Sur la loi asile et immigration, par exemple, est-ce si incongru que le Parlement débatte trois jours ?
François de Rugy : Soixante-trois heures de débat… on a fini un dimanche soir dans les pires conditions. Comparons avec les autres démocraties. La Grande-Bretagne a discuté d’une loi sur la sortie de l’Union européenne : douze heures de débats, 15 amendements. Et le débat démocratique a eu lieu.
André Chassaigne : Cette avalanche relève d’une stratégie du choc de l’exécutif, pour paralyser l’opposition, taper vite et fort…
François de Rugy : Le programme législatif de 1981 était extrêmement chargé lui aussi, car il y existait une volonté de changement rapide…
André Chassaigne : Que, cinq semaines de suite, on passe des textes d’une telle importance, ce n’est pas sérieux ! Concernant les amendements, le groupe GDR, sur la loi Elan sur le logement, par exemple, nous n’avons proposé aucun amendement d’obstruction, toujours constructifs. Je n’en dirais pas autant des députés LREM, qui cherchent à exister. Il y dix ans, j’avais réussi à faire passer un amendement sur les OGM, qui n’avait pas été voté en commission. C’est ça la richesse du débat parlementaire. Demain, avec votre réforme, ce ne sera plus possible.
Emmanuel Macron doit-il convoquer un référendum sur cette réforme constitutionnelle ?
André Chassaigne : Évidemment. D’ailleurs l’article 89 de la Constitution le stipule. Nous défendons depuis le début la convocation d’un référendum qui permettrait un grand débat public.
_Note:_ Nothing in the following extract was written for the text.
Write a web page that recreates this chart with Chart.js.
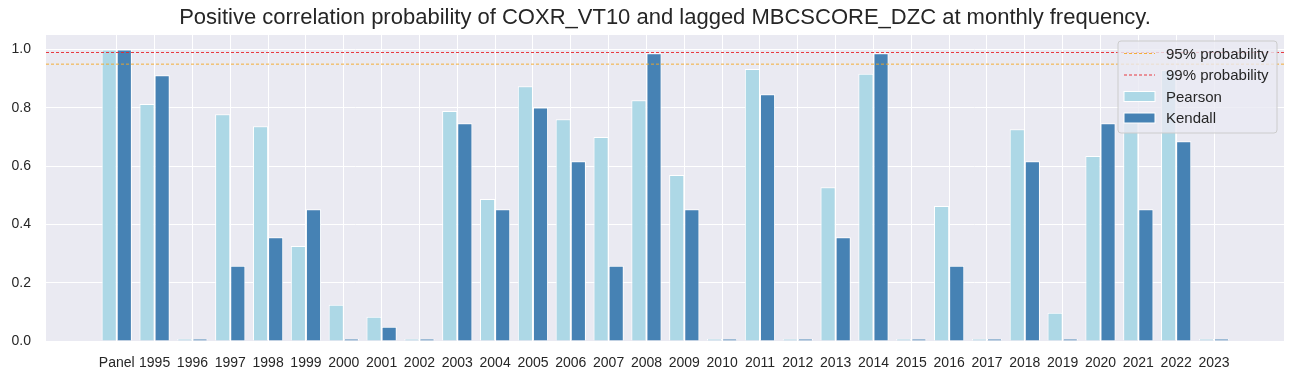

Et puis, on a pu constater dans le passé que les référendums donnaient des résultats différents de ceux que le gouvernement attendait.
François de Rugy : Le référendum, il faut le réserver à des grandes occasions… Est-ce nécessaire de mobiliser toute la logistique d’un référendum sur cette réforme ? C’est à soupeser, mais pourquoi pas ? Avec cette réserve : tant que le vote obligatoire n’existe pas, le risque est que seule une minorité décide Comme en 2000 avec l’instauration du quinquennat.